For one of a growing number of examples of this gagging of the courts: Late at night on May 26, the alleged Justice Department invoked “state secrets” to shut down the Center for Constitutional Rights case CCR v. Bush, challenging the omnivorous and warrantless domestic surveillance by the NSA.

I’ll let you know if, in this case, Judge Gerald Lynch of the Southern District of New York goes along with the other judges who have agreed to not even review the evidence before dismissing “state secrets” cases.

The government’s weapon of “state secrets” was first unsheathed in a 1953 Supreme Court decision, U.S. v. Reynolds, that gave the administration the authority to prevent the disclosure of any information that would, according to the government, endanger national security.

Since nearly all judges obey, this darkness extends to the press. As Susan Burgess of the Reporters Committee for Freedom of the Press (with which I am affiliated) points out:

“The press is denied a chance to inform the public about the workings of the government, and the public loses its ability to scrutinize the basis for the government’s assertion of the ‘state secrets’ privilege”—let alone “the merits of the parties’ claims.”

So you have a stake in the expanding use of what has become the Bush administration’s favorite means of staying in the shadows of the parallel legal system it keeps on inventing.

In a valuable report, “State Secrets and Executive Power” (
Political Science Quarterly
, Spring 2005), William Weaver and Robert Pallitto note that after the
Reynolds ruling—from 1953 to 1975—there were only four reported cases in which the government used the “state secrets” bludgeon.

There is no exact figure for the increasing vanishing of cases that this administration is deep-sixing because only a small fraction of such cases are reported, since the merits were not decided.
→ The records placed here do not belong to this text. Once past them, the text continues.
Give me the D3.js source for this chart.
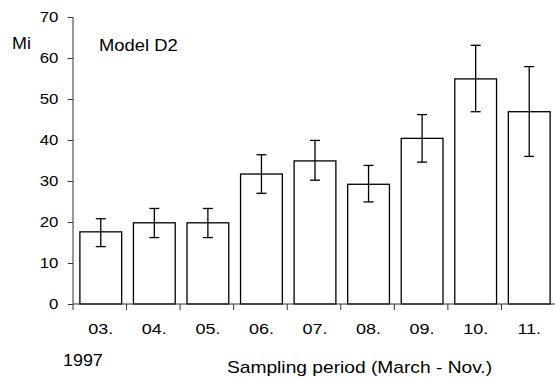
<!DOCTYPE html>
<html>
<head>
<meta charset="utf-8">
<script src="https://cdn.jsdelivr.net/npm/d3@7"></script>
<style>
  body { margin: 0; background: #fff; }
  svg text { font-family: "Liberation Sans", Arial, sans-serif; fill: #000; }
</style>
</head>
<body>
<svg id="chart" width="555" height="378"></svg>
<script>
var months = ["03.", "04.", "05.", "06.", "07.", "08.", "09.", "10.", "11."];
var means = [17.6, 19.8, 19.8, 31.7, 34.9, 29.2, 40.4, 54.9, 46.9];
var upper = [20.8, 23.3, 23.3, 36.4, 39.9, 33.8, 46.2, 63.1, 57.9];
var lower = [14.0, 16.2, 16.2, 27.0, 30.2, 24.9, 34.6, 46.9, 36.0];
var yTicks = [0, 10, 20, 30, 40, 50, 60, 70];

var data = months.map(function (m, i) {
    return { name: m, mean: means[i], hi: upper[i], lo: lower[i] };
});

var svg = d3.select("#chart");
var plotL = 73, plotR = 555, plotT = 17, plotB = 304;

var x = d3.scaleBand().domain(months).range([plotL, plotR]).padding(0);
var y = d3.scaleLinear().domain([0, 70]).range([plotB, plotT]);
var barW = x.bandwidth() * 0.78;
var off = (x.bandwidth() - barW) / 2 + 1;

var g = svg.append("g");

// bars
g.selectAll("rect.bar")
    .data(data)
    .enter().append("rect")
    .attr("class", "bar")
    .attr("x", function (d) { return x(d.name) + off; })
    .attr("y", function (d) { return y(d.mean); })
    .attr("width", barW)
    .attr("height", function (d) { return y(0) - y(d.mean); })
    .attr("fill", "#fff")
    .attr("stroke", "#000")
    .attr("stroke-width", 1.3);

// error bars
var eb = g.selectAll("g.err")
    .data(data)
    .enter().append("g")
    .attr("class", "err")
    .attr("transform", function (d) { return "translate(" + (x(d.name) + off + barW / 2) + ",0)"; });
eb.append("line")
    .attr("y1", function (d) { return y(d.hi); })
    .attr("y2", function (d) { return y(d.lo); })
    .attr("stroke", "#000").attr("stroke-width", 1.3);
eb.append("line")
    .attr("x1", -5).attr("x2", 5)
    .attr("y1", function (d) { return y(d.hi); })
    .attr("y2", function (d) { return y(d.hi); })
    .attr("stroke", "#000").attr("stroke-width", 1.3);
eb.append("line")
    .attr("x1", -5).attr("x2", 5)
    .attr("y1", function (d) { return y(d.lo); })
    .attr("y2", function (d) { return y(d.lo); })
    .attr("stroke", "#000").attr("stroke-width", 1.3);

// y axis
var yAxis = g.append("g")
    .attr("transform", "translate(" + plotL + ",0)")
    .call(d3.axisLeft(y).tickValues(yTicks).tickSize(5).tickFormat(d3.format("d")));
yAxis.selectAll("text")
    .attr("x", -13)
    .attr("transform", "scale(1.12,1)")
    .style("font-size", "15px");
yAxis.select(".domain").attr("d", "M0," + plotT + "V" + plotB).attr("stroke", "#333");
yAxis.selectAll(".tick line").attr("stroke", "#333");

// x axis: line + ticks at band boundaries
var xAxis = g.append("g");
xAxis.append("line")
    .attr("x1", plotL).attr("x2", plotR)
    .attr("y1", plotB).attr("y2", plotB)
    .attr("stroke", "#333");
var bounds = months.map(function (m) { return x(m); });
xAxis.selectAll("line.tk")
    .data(bounds)
    .enter().append("line")
    .attr("class", "tk")
    .attr("x1", function (d) { return d; })
    .attr("x2", function (d) { return d; })
    .attr("y1", plotB).attr("y2", plotB + 6)
    .attr("stroke", "#333");
xAxis.selectAll("text")
    .data(months)
    .enter().append("text")
    .attr("transform", function (d) {
        return "translate(" + (x(d) + x.bandwidth() / 2 + 1) + ",334) scale(1.2,1)";
    })
    .attr("text-anchor", "middle")
    .style("font-size", "15px")
    .text(function (d) { return d; });

// labels
function label(txt, px, py, sx) {
    svg.append("text")
        .attr("transform", "translate(" + px + "," + py + ") scale(" + sx + ",1)")
        .style("font-size", "16px")
        .text(txt);
}
label("Mi", 12, 49, 1.12);
label("Model D2", 99, 51, 1.15);
label("1997", 63, 366, 1.12);
label("Sampling period (March - Nov.)", 227, 373, 1.2);
</script>
</body>
</html>
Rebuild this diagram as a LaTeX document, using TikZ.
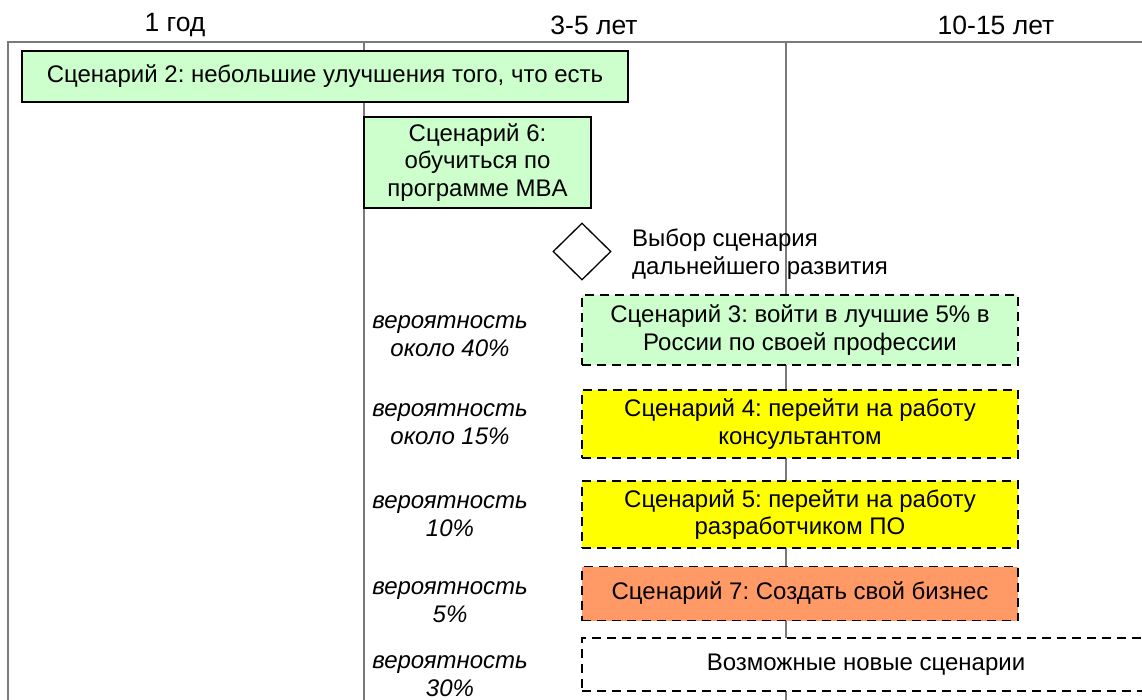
\documentclass[tikz,border=0pt]{standalone}
\usepackage{fontspec}
\setmainfont{Liberation Sans}
\frenchspacing
\usetikzlibrary{shapes.geometric}
\definecolor{lgreen}{HTML}{CCFFCC}
\definecolor{syellow}{HTML}{FFFF00}
\definecolor{sorange}{HTML}{FF9966}
\definecolor{gridgray}{HTML}{7A7A7A}
\begin{document}
\begin{tikzpicture}[x=1pt,y=-1pt,
  every node/.style={font=\fontsize{24}{27.5}\selectfont\frenchspacing, inner sep=0pt},
  grid/.style={draw=gridgray, line width=1.3pt},
  solidbox/.style={draw=black, line width=1.3pt, fill=lgreen, align=center},
  dashbox/.style={draw=black, line width=1.8pt, dash pattern=on 9pt off 6pt, align=center, minimum width=436pt},
  prob/.style={font=\fontsize{24}{27.5}\selectfont\itshape, align=center},
  head/.style={font=\fontsize{26.5}{30}\selectfont}
]
\useasboundingbox (0,0) rectangle (1142,700);
\clip (0,0) rectangle (1142,700);
% timeline grid
\coordinate (tl) at (8,42);
\coordinate (tr) at (1150,42);
\coordinate (bl) at (8,710);
\coordinate (m1t) at (364,42);
\coordinate (m1b) at (364,710);
\coordinate (m2t) at (786,42);
\coordinate (m2b) at (786,710);
\draw[grid] (tr) -- (tl) -- (bl);
\draw[grid] (m1t) -- (m1b);
\draw[grid] (m2t) -- (m2b);
% headers
\node[head] (h1) at (175,25) {1 год};
\node[head] (h2) at (594,25) {3-5 лет};
\node[head] (h3) at (996,25) {10-15 лет};
% boxes
\node[solidbox, minimum width=606pt, minimum height=51pt] (s2) at (325,76.5) {Сценарий 2: небольшие улучшения того, что есть};
\node[solidbox, minimum width=227pt, minimum height=91pt] (s6) at (477.5,162.5) {Сценарий 6:\\обучиться по\\программе MBA};
\node[draw=black, line width=1.3pt, fill=white, diamond, minimum width=58pt, minimum height=57pt] (dec) at (582,251.5) {};
\node[anchor=west, align=left] (dect) at (632,254) {Выбор сценария\\дальнейшего развития};
\node[dashbox, fill=lgreen, minimum height=70pt] (s3) at (800,330) {Сценарий 3: войти в лучшие 5\% в\\России по своей профессии};
\node[dashbox, fill=syellow, minimum height=68pt] (s4) at (800,424) {Сценарий 4: перейти на работу\\консультантом};
\node[dashbox, fill=syellow, minimum height=67pt] (s5) at (800,514.5) {Сценарий 5: перейти на работу\\разработчиком ПО};
\node[dashbox, fill=sorange, minimum height=54pt] (s7) at (800,593.5) {Сценарий 7: Создать свой бизнес};
\node[dashbox, fill=white, minimum width=568pt, minimum height=53pt] (sn) at (866,664.5) {Возможные новые сценарии};
% probabilities
\node[prob] (p3) at (450,336) {вероятность\\около 40\%};
\node[prob] (p4) at (450,424) {вероятность\\около 15\%};
\node[prob] (p5) at (450,516) {вероятность\\10\%};
\node[prob] (p7) at (450,602) {вероятность\\5\%};
\node[prob] (pn) at (450,676) {вероятность\\30\%};
\end{tikzpicture}
\end{document}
It’s estimated that the Bush team is responsible for about 30 percent of the executions by “state secrets” since Reynolds.

But the unmistakable result, as Weaver and Pallitto write, is that “other than the scarce exception, the privilege is invariably fatal” to getting these cases heard.

This is another precedent that the president has set for those of his successors who may also believe, in the endless war on terrorism, that you—their subjects—can’t be trusted to know how the Oval Office is keeping you safe, and free, from enemies who want to destroy, as the administration says, “American values.”

Next week: A federal judge reveals his inner conflicts in shutting down a case whose “state secrets” are already known around the world.

But first, an account of what happened when Congressman Edward Markey (D-Massachusetts), a dauntless protector of the Constitution, wrote on May 15 to Kevin Martin, chair of the Federal Communications Commission, reminding him that the NSA’s collection of millions of our phone records violates Section 222 of the Communications Act of 1934—which “prohibits the disclosure of such information by telecommunications carriers”—and asking the FCC what it intends to do about it.

Kevin Martin’s May 22 reply to Congressman Markey assured him that the FCC “takes very seriously our charge to faithfully implement the nation’s laws.” However, the “classified nature of the NSA’s activities makes us unable to in
vestigate the alleged violations discussed in your letter at this time.”

Martin added that since the government has moved to dismiss a lawsuit involving AT&T’s cooperation with NSA’s harvesting of the citizenry’s phone records—because of “state secrets”—the FCC is bound to be a team player.

Said Markey in response: “We can’t have a situation where the FCC, charged with enforcing the law, won’t even begin an investigation of apparent violations of the law because it predicts the administration will roadblock any investigations citing national security.”

But that is precisely the situation we’re in—not only because the Republican-controlled Congress indeed lets the president do whatever he wants. Where is the resistance of the so-called opposition party? Why haven’t Nancy Pelosi, Harry Reid, and Howard Dean publicly and insistently supported Ed Markey not only in his probe of the NSA and its protector in the Oval Office, but also in his repeated calls for investigations of the CIA’s “rendition,” secret prisons, and standard repertory of torture?

If only I could vote for Ed Markey for president!